So why aren’t off-peak railway frequencies better? There are only a couple of possible excuses that come to mind: firstly, that patronage levels would not justify it; and secondly that it’s too expensive. The government uses ‘lack of infrastructure capacity’ as an excuse, but if a line can handle x tph during peak, then there is no reason to assume that that line can’t fewer services off-peak.
Let’s deal with patronage issues first. Patronage on the Melbourne train network has been growing strongly for some years now and is up to about 170 million trips per year. Off-peak growth has been strong enough to shame Connex into running 6 car sets all day on some lines. If that’s the case, then why is improving frequency so important? The answer lies in the relationship between supply and demand. Now a neo-classical economic analysis of a perfectly competitive market tells us that demand is a function of price, and is independent of supply. Of course, changes in demand would affect supply through the price mechanism – but this is an indirect relationship. However, the market for urban public transport is a natural monopoly, and demand for public transport is a function of the supply of public transport services. If someone wants to catch the train, but the service is too infrequent, the chances are that they will drive, because as a consumer they are unable to send an effective price signal to the monopolist public transport provider. However, if a sufficiently frequent and attractive service is provided (supply is increased), more people are likely to use it. This is the concept of induced demand. Price is also important (just look at the patronage increases on V/Line since fares were slashed 20%) but if we want a significant increase in the modal share of public transport – which is purportedly government policy through Melbourne 2030 – the government needs to start increasing the frequency of services across the board.

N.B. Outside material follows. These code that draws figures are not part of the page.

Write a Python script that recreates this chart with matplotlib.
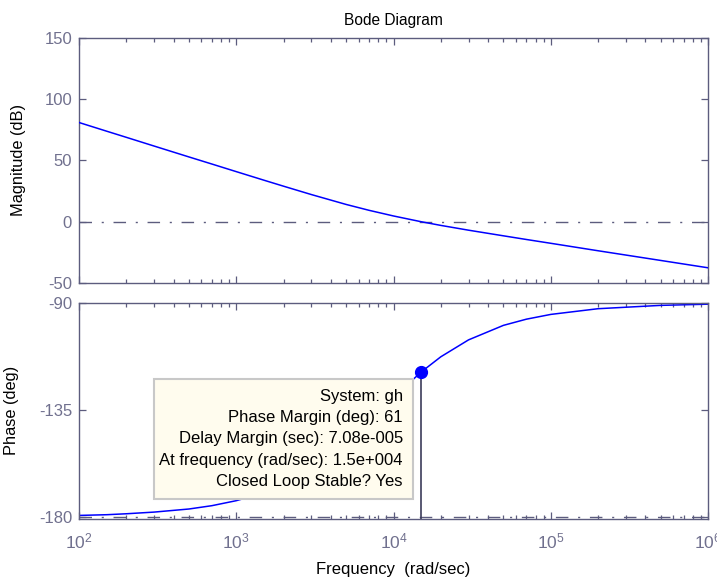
import matplotlib
matplotlib.use("Agg")
import matplotlib.pyplot as plt
from matplotlib.patches import Rectangle
from matplotlib.ticker import LogLocator, LogFormatterMathtext, NullFormatter

plt.rcParams['font.family'] = ['Liberation Sans', 'DejaVu Sans']
plt.rcParams['mathtext.default'] = 'regular'
plt.rcParams['axes.unicode_minus'] = False

# Open-loop response of system "gh"
freq = [1e2, 1.5e2, 2e2, 3e2, 5e2, 7e2, 1e3, 1.5e3, 2e3, 3e3, 5e3, 7e3,
        1e4, 1.5e4, 2e4, 3e4, 5e4, 7e4, 1e5, 2e5, 5e5, 1e6]
mag_db = [81.0, 73.9, 68.9, 61.8, 52.9, 47.1, 40.9, 33.9, 29.0, 22.2, 14.1, 9.3,
          4.7, 0.0, -3.0, -6.9, -11.5, -14.5, -17.6, -23.7, -31.6, -37.6]
phase_deg = [-179.3, -179.0, -178.6, -177.9, -176.6, -175.2, -173.1, -169.8,
             -166.5, -160.2, -149.0, -139.9, -129.7, -119.0, -112.6, -105.5,
             -99.4, -96.8, -94.8, -92.4, -91.0, -90.5]

# Stability margin read-out
pm_freq = 1.5e4
pm_phase = -119.0
tip_lines = ["System: gh",
             "Phase Margin (deg): 61",
             "Delay Margin (sec): 7.08e-005",
             "At frequency (rad/sec): 1.5e+004",
             "Closed Loop Stable? Yes"]

mag_ticks = [-50, 0, 50, 100, 150]
phase_ticks = [-180, -135, -90]

axis_col = '#5c5c7e'
label_col = '#70708e'
curve_col = '#0000ff'

fig = plt.figure(figsize=(7.17, 5.80), dpi=100)
ax1 = fig.add_axes([0.1102, 0.5121, 0.8773, 0.4224])
ax2 = fig.add_axes([0.1102, 0.1060, 0.8773, 0.3716])

dash = (0, (9, 7, 1.5, 7))

ax1.semilogx(freq, mag_db, color=curve_col, lw=1.1, zorder=3)
ax1.axhline(0, color=axis_col, lw=1.0, linestyle=dash, zorder=2)
ax1.set_xlim(1e2, 1e6)
ax1.set_ylim(-50, 150)
ax1.set_yticks(mag_ticks)
ax1.set_ylabel("Magnitude (dB)", fontsize=11.8, color='black')
ax1.yaxis.set_label_coords(-0.084, 0.5)
ax1.set_title("Bode Diagram", fontsize=11.2, color='black', pad=9)

ax2.semilogx(freq, phase_deg, color=curve_col, lw=1.1, zorder=2)
ax2.axhline(-180, color=axis_col, lw=1.0, linestyle=dash, zorder=2)
ax2.set_xlim(1e2, 1e6)
ax2.set_ylim(-180.6, -90)
ax2.set_yticks(phase_ticks)
ax2.set_ylabel("Phase (deg)", fontsize=11.8, color='black')
ax2.yaxis.set_label_coords(-0.095, 0.5)
ax2.set_xlabel("Frequency  (rad/sec)", fontsize=12, color='black')
ax2.xaxis.set_label_coords(0.5, -0.20)

# margin marker with a drop line to the axis
ax2.plot([pm_freq, pm_freq], [pm_phase, -180.6], color='#3c3c5a', lw=1.2, zorder=3)
ax2.plot([pm_freq], [pm_phase], 'o', color=curve_col, ms=8.5, zorder=6)

# data tip box
ax2.add_patch(Rectangle((0.1192, 0.0905), 0.4118, 0.5565, transform=ax2.transAxes,
                        facecolor='#fffcee', edgecolor='#c8c8c8', lw=1.5, zorder=4))
y0, step = 0.564, 0.0975
for i, line in enumerate(tip_lines):
    ax2.text(0.515, y0 - i * step, line, transform=ax2.transAxes, ha='right',
             va='center', fontsize=12, color='black', zorder=5)

for ax in (ax1, ax2):
    for sp in ax.spines.values():
        sp.set_color(axis_col)
        sp.set_linewidth(1.0)
    ax.xaxis.set_major_locator(LogLocator(base=10, numticks=10))
    ax.xaxis.set_minor_locator(LogLocator(base=10, subs=range(2, 10), numticks=20))
    ax.xaxis.set_minor_formatter(NullFormatter())
    ax.tick_params(which='both', direction='in', top=True, right=True,
                   color=axis_col, labelcolor=label_col, labelsize=12)
    ax.tick_params(which='major', length=5, width=0.9)
    ax.tick_params(which='minor', length=3, width=0.9)
    ax.tick_params(axis='y', which='major', pad=5)

ax1.tick_params(axis='x', which='both', labelbottom=False)
ax2.xaxis.set_major_formatter(LogFormatterMathtext())
ax2.tick_params(axis='x', which='major', pad=9, labelsize=12.5)

fig.savefig("out.png", dpi=100)
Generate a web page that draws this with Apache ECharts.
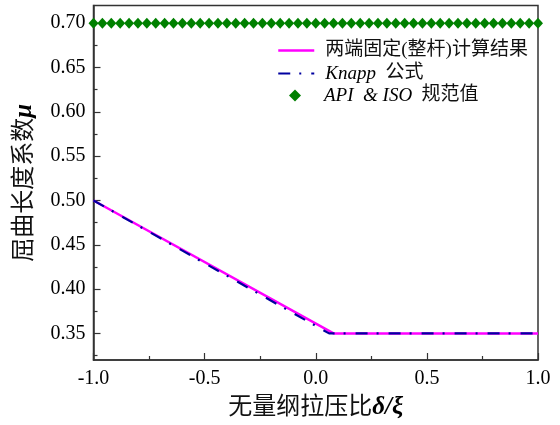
<!DOCTYPE html>
<html>
<head>
<meta charset="utf-8">
<script src="https://cdn.jsdelivr.net/npm/echarts@6/dist/echarts.min.js"></script>
<style>html,body{margin:0;padding:0;background:#fff;}#c{width:560px;height:425px;}</style>
</head>
<body>
<div id="c"></div>
<script>
// ---- data ----
const seriesNames = ['两端固定(整杆)计算结果', 'Knapp 公式', 'API & ISO 规范值'];
const calcX = [-1.0, 0.08, 1.0];
const calcY = [0.50, 0.35, 0.35];
const knappX = [-1.0, 0.06, 1.0];
const knappY = [0.50, 0.35, 0.35];
const apiX = [-1.00,-0.96,-0.92,-0.88,-0.84,-0.80,-0.76,-0.72,-0.68,-0.64,-0.60,-0.56,-0.52,-0.48,-0.44,-0.40,-0.36,-0.32,-0.28,-0.24,-0.20,-0.16,-0.12,-0.08,-0.04,0.00,0.04,0.08,0.12,0.16,0.20,0.24,0.28,0.32,0.36,0.40,0.44,0.48,0.52,0.56,0.60,0.64,0.68,0.72,0.76,0.80,0.84,0.88,0.92,0.96,1.00];
const apiY = [0.70,0.70,0.70,0.70,0.70,0.70,0.70,0.70,0.70,0.70,0.70,0.70,0.70,0.70,0.70,0.70,0.70,0.70,0.70,0.70,0.70,0.70,0.70,0.70,0.70,0.70,0.70,0.70,0.70,0.70,0.70,0.70,0.70,0.70,0.70,0.70,0.70,0.70,0.70,0.70,0.70,0.70,0.70,0.70,0.70,0.70,0.70,0.70,0.70,0.70,0.70];
const yTicks = [0.35, 0.40, 0.45, 0.50, 0.55, 0.60, 0.65, 0.70];
const yMinorTicks = [0.325, 0.375, 0.425, 0.475, 0.525, 0.575, 0.625, 0.675, 0.725];

const pairs = (xs, ys) => xs.map((x, i) => [x, ys[i]]);
const SERIF = "'Liberation Serif','Times New Roman',serif";
const CJK = "'Liberation Serif','Noto Sans CJK SC',serif";
const AX = '#333';
const PINK = '#FF00FF', NAVY = '#0000A0', GREEN = '#008000';
const LEG_FS = 19;
const legendRich = {
  c: {fontFamily: CJK, fontSize: LEG_FS, color: '#111'},
  i: {fontFamily: SERIF, fontStyle: 'italic', fontSize: LEG_FS, color: '#000'}
};
const legendFormatter = function (n) {
  if (n === seriesNames[0]) return '{c|两端固定(整杆)计算结果}';
  if (n === seriesNames[1]) return '{i|Knapp}{c|  公式}';
  return '{i|API  & ISO}{c|  规范值}';
};
const hidden = {color: 'rgba(0,0,0,0)', borderColor: 'rgba(0,0,0,0)', borderWidth: 0};

const chart = echarts.init(document.getElementById('c'), null, {renderer: 'canvas'});
chart.setOption({
  animation: false,
  backgroundColor: '#fff',
  grid: {left: 93.5, right: 22, top: 5.5, bottom: 64.5, show: true, borderColor: AX, borderWidth: 1.5, backgroundColor: 'transparent'},
  legend: [{
    left: 277, top: 41, orient: 'vertical', itemWidth: 36, itemHeight: 10, itemGap: 4, padding: 0,
    data: [
      {name: seriesNames[0], itemStyle: hidden, lineStyle: {color: PINK, width: 2.5}},
      {name: seriesNames[1], itemStyle: hidden, lineStyle: {color: NAVY, width: 2.2, type: [12, 9, 2, 10]}}
    ],
    formatter: legendFormatter,
    textStyle: {fontSize: LEG_FS, lineHeight: 19, padding: [0, 0, 0, 6], rich: legendRich}
  }, {
    left: 289, top: 86, orient: 'vertical', itemWidth: 12, itemHeight: 12, padding: 0,
    data: [{name: seriesNames[2], icon: 'diamond', itemStyle: {color: GREEN, opacity: 1}}],
    formatter: legendFormatter,
    textStyle: {fontSize: LEG_FS, lineHeight: 19, padding: [0, 0, 0, 18], rich: legendRich}
  }],
  xAxis: {
    type: 'value', min: -1, max: 1, interval: 0.5,
    name: '{a|无量纲拉压比}{b|δ/ξ}', nameLocation: 'middle', nameGap: 35,
    nameTextStyle: {rich: {
      a: {fontFamily: CJK, fontSize: 24, color: '#111'},
      b: {fontFamily: SERIF, fontSize: 25, fontStyle: 'italic', fontWeight: 'bold', color: '#000'}
    }},
    axisLine: {onZero: false, lineStyle: {color: AX, width: 1.5}},
    axisTick: {inside: true, length: 7, lineStyle: {color: AX, width: 1.2}},
    minorTick: {show: true, splitNumber: 2, length: 4, lineStyle: {color: AX, width: 1.2}},
    axisLabel: {fontFamily: SERIF, fontSize: 20, color: '#000', margin: 9,
      formatter: v => v.toFixed(1)},
    splitLine: {show: false}, minorSplitLine: {show: false}
  },
  yAxis: [{
    type: 'value', min: 0.32, max: 0.72, position: 'left',
    name: '{a|屈曲长度系数}{b|μ}', nameLocation: 'middle', nameGap: 56, nameRotate: 90,
    nameTextStyle: {rich: {
      a: {fontFamily: CJK, fontSize: 24, color: '#111'},
      b: {fontFamily: SERIF, fontSize: 25, fontStyle: 'italic', fontWeight: 'bold', color: '#000'}
    }},
    axisLine: {show: true, onZero: false, lineStyle: {color: AX, width: 1.5}},
    axisTick: {show: true, inside: true, length: 7, customValues: yTicks, lineStyle: {color: AX, width: 1.2}},
    axisLabel: {fontFamily: SERIF, fontSize: 20, color: '#000', margin: 8, customValues: yTicks,
      formatter: v => v.toFixed(2)},
    splitLine: {show: false}
  }, {
    type: 'value', min: 0.32, max: 0.72, position: 'left', offset: 0,
    axisLine: {show: false, onZero: false},
    axisTick: {show: true, inside: true, length: 4, customValues: yMinorTicks, lineStyle: {color: AX, width: 1.2}},
    axisLabel: {show: false},
    splitLine: {show: false}
  }],
  series: [
    {
      name: seriesNames[0], type: 'line', data: pairs(calcX, calcY), symbol: 'none',
      lineStyle: {color: PINK, width: 2.5}, itemStyle: {color: PINK}, z: 2
    },
    {
      name: seriesNames[1], type: 'line', data: pairs(knappX, knappY), symbol: 'none',
      lineStyle: {color: NAVY, width: 2.2, type: [12, 9, 2, 10]}, itemStyle: {color: NAVY}, z: 3
    },
    {
      name: seriesNames[2], type: 'scatter', data: pairs(apiX, apiY), symbol: 'diamond', symbolSize: [10, 11],
      itemStyle: {color: GREEN, opacity: 1}, z: 4
    }
  ]
});
</script>
</body>
</html>
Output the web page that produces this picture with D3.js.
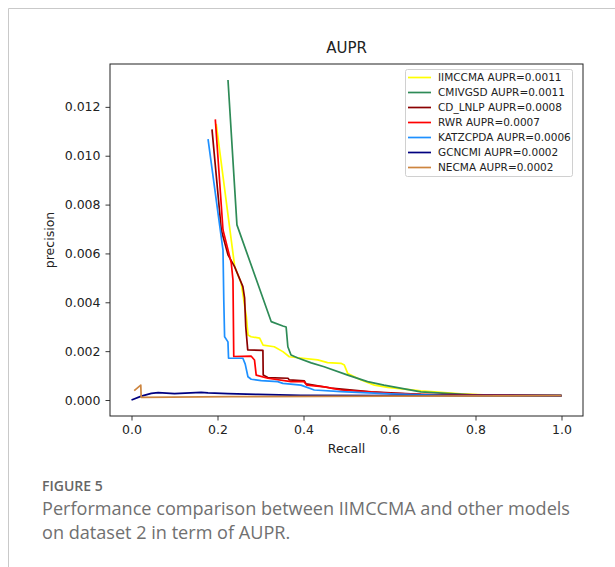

Cost is another potential hurdle. More drivers would be required to run the extra services. Currently, Connex need just under 700 drivers to maintain the existing schedule. Now I don’t pretend to have worked out how many drivers are required to increase services to the level I’m talking about; but for arguments sake we’ll assume it would need a 50% increase in the number of drivers. Lets say those extra 350 drivers are paid $65,000 per annum – we’re looking at only $22.75 million per annum. Even if the number of drivers were doubled (which would be unnecessary), that’s still only $45.5 million extra spending a year. Training costs are going to lead to higher costs in the first couple of years, and train maintenance and electricity use will also increase. But that’s really virtually no money when compared to total public transport expenditure and is definitely affordable. But the bigger question is can we not afford to improve services? Large sums of money are expended on the train system, yet outside of peak hours the government is failing to maximise its return on its investment. Given that public transport creates significant positive externalities such as lower pollution vis-à-vis car use and increased public amenity; as well as a reduced need for the government to fund the alternative – expensive road projects. The fixed costs are already high, but the marginal cost of providing better services off-peak is miniscule – surely we as taxpayers should demand a better return on our investment.